We can say somewhat definitively that Mother does seem to be killing off all her children, with the goal of starting a new phase.  One of the robot nannies that Cassandra encounters in the Nursery refers to the children coming home, so it also seems like Mother has somehow managed to get all her children to return to the Nursery to kill them.  (That really ups the ante, since it implies that the bodies lying in the pit aren't just the kids that were already at the Nursery.)  Dick and Harper arrive to save Cassandra, and Mother appears on the monitors to announce that she's detonating a nuclear weapon under the Nursery.  She originally wanted to take out everyone at the same time, but, even though Jason and Tim aren't there, she decides that it's too good of an opportunity to miss.  (Orphan is somewhat surprised that he's included in that culling.)

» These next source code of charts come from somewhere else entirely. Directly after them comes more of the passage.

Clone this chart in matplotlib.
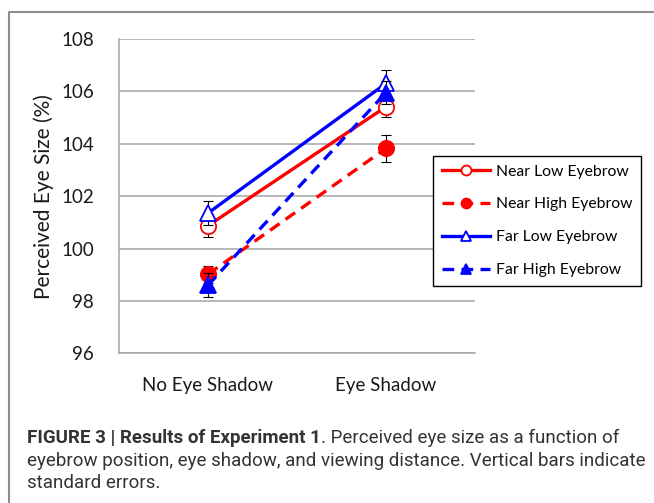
import numpy as np
import matplotlib
matplotlib.use("Agg")
import matplotlib.pyplot as plt
from matplotlib.lines import Line2D

# donnees
categories = ["No Eye Shadow", "Eye Shadow"]
series_names = ["Near Low Eyebrow", "Near High Eyebrow", "Far Low Eyebrow", "Far High Eyebrow"]
near_low = [100.87, 105.41]
near_high = [99.02, 103.82]
far_low = [101.35, 106.3]
far_high = [98.6, 105.95]
err_near_low = [0.45, 0.4]
err_near_high = [0.32, 0.5]
err_far_low = [0.45, 0.5]
err_far_high = [0.45, 0.45]
yticks = [96, 98, 100, 102, 104, 106, 108]

W, H = 654, 503
fig = plt.figure(figsize=(W / 100, H / 100), dpi=100)
ax = fig.add_axes([119 / W, 1 - 353.3 / H, (475 - 119) / W, (353.3 - 38.9) / H])

x = np.arange(len(categories))
styles = [
    (near_low, err_near_low, "red", "-", "o", "white"),
    (near_high, err_near_high, "red", (0, (3.5, 2.2)), "o", "red"),
    (far_low, err_far_low, "blue", "-", "^", "white"),
    (far_high, err_far_high, "blue", (0, (3.5, 2.2)), "^", "blue"),
]
handles = []
for i, (vals, err, col, ls, mk, face) in enumerate(styles):
    ax.errorbar(x, vals, yerr=err, fmt="none", ecolor="black", elinewidth=0.8,
                capsize=3.5, capthick=0.8, zorder=3 + 2 * i)
    h, = ax.plot(x, vals, color=col, linestyle=ls, linewidth=2.4, marker=mk,
                 markersize=11, markerfacecolor=face, markeredgecolor=col,
                 markeredgewidth=1.3, zorder=4 + 2 * i, label=series_names[i])
    handles.append(h)

ax.set_xlim(-0.5, 1.5)
ax.set_ylim(96, 108)
ax.set_yticks(yticks)
ax.set_xticks(x)
ax.set_xticklabels(categories)
ax.yaxis.grid(True, color="#a6a6a6", linewidth=1.1)
ax.set_axisbelow(True)
for s in ["top", "right"]:
    ax.spines[s].set_visible(False)
for s in ["left", "bottom"]:
    ax.spines[s].set_color("#a6a6a6")
    ax.spines[s].set_linewidth(1.1)
ax.tick_params(length=0, labelsize=13.5, colors="#1a1a1a")
ax.tick_params(axis="y", pad=18)
ax.tick_params(axis="x", pad=17)
for t in ax.get_xticklabels() + ax.get_yticklabels():
    t.set_fontfamily("Lato")
ax.set_ylabel("Perceived Eye Size (%)", fontsize=15, family="Lato", labelpad=5, color="#1a1a1a")

leg = fig.legend(handles=handles, loc="upper left", bbox_to_anchor=(433 / W, 1 - 156 / H),
                 frameon=True, fancybox=False, edgecolor="black", framealpha=1,
                 prop={"family": "Lato", "size": 11.3}, handlelength=3.1,
                 labelspacing=1.2, markerscale=0.65, borderpad=0.55, handletextpad=0.35,
                 borderaxespad=0)
leg.get_frame().set_linewidth(1.0)

# cadre autour de la figure
fig.add_artist(Line2D([9 / W, 9 / W, 1.01], [-0.01, 1 - 12 / H, 1 - 12 / H],
                      color="#8c8c8c", linewidth=1.5, transform=fig.transFigure))

# legende de la figure
cap_kw = dict(fontsize=13.5, family="Roboto", color="#333333")
t1 = fig.text(27 / W, 1 - 438 / H, "FIGURE 3 | Results of Experiment 1", weight="bold",
              va="center", **cap_kw)
fig.add_artist(plt.Annotation(". Perceived eye size as a function of", xy=(1, 0.5),
                              xycoords=t1, va="center", ha="left", **cap_kw))
fig.text(27 / W, 1 - 461 / H, "eyebrow position, eye shadow, and viewing distance. Vertical bars indicate",
         va="center", **cap_kw)
fig.text(27 / W, 1 - 483 / H, "standard errors.", va="center", **cap_kw)

fig.savefig("out.png", dpi=100)
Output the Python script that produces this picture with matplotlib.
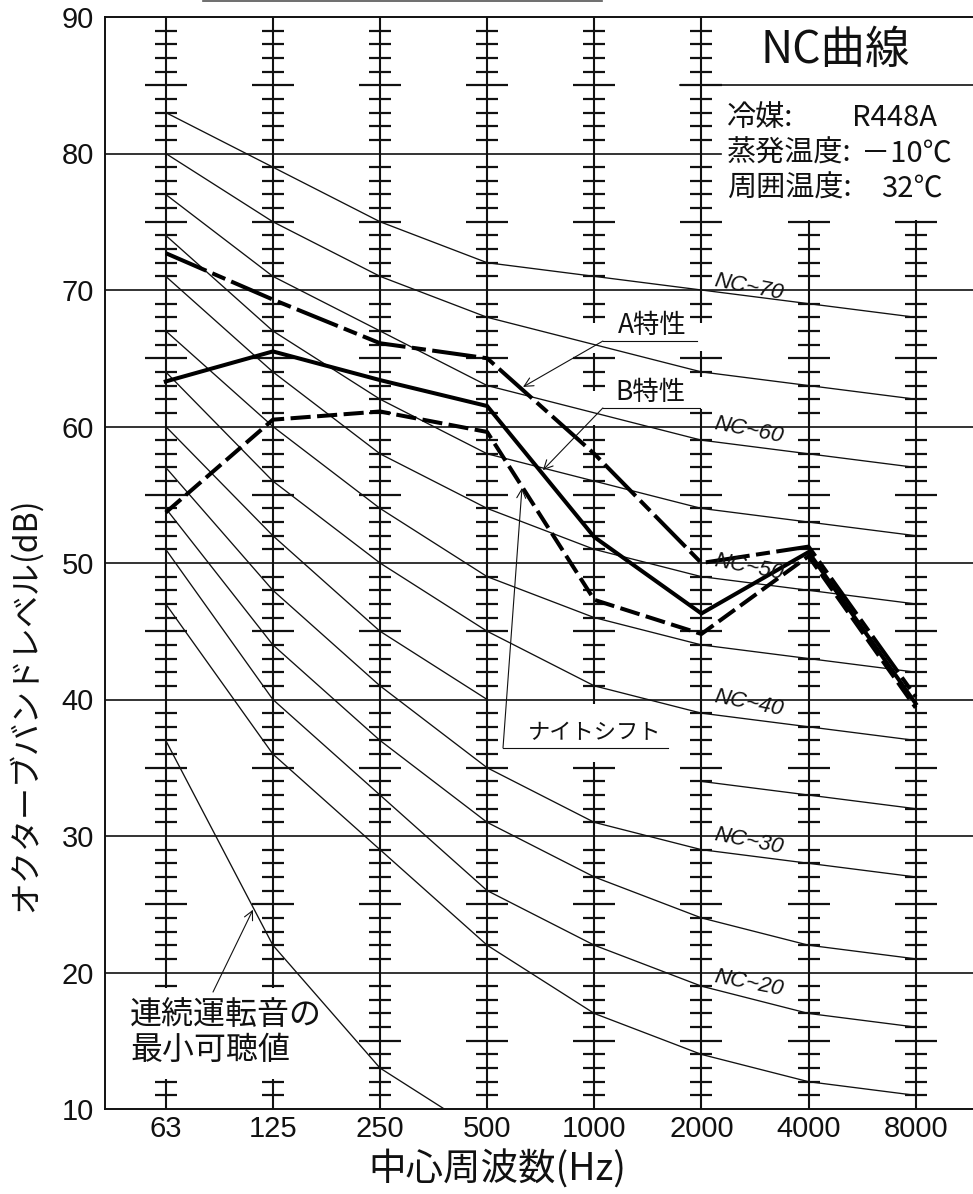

This issue isn't particularly strong, since Tynion takes a number of short-cuts to get us to the end.  After all, Dick and Harper magically arrive to save Cassandra, even though we're never told how they found her.  But, Tynion does get across the horror of Cassandra's childhood effectively.  Even though we haven't seen the moment where she rebels against Orphan (and the person that he wants her to become), we see here that she never really accepted his programming in the first place.  The weakest part of this issue is probably the sequence where Orphan is insisting that he's not a monster, that he's trying to make her something better, as Mother did for him.  We don't know enough of Orphan's own history to know why he's such a zealot, but this moment of emotion (or what passes for it for him) seems disingenuous.  Does he really think that Cassandra is going to buy that?  After all, he makes these statements as she's covered in the blood of the other children after he dropped her in the pit.  In other words, it seems a stretch.

It's pretty clear that Snyder and Tynion are moving us to the next phase of this series as Mother starts to put her plan into action.  We now know what we need to know about Cassandra and Orphan (for the time being):  it's time to see what Mother has up her sleeve.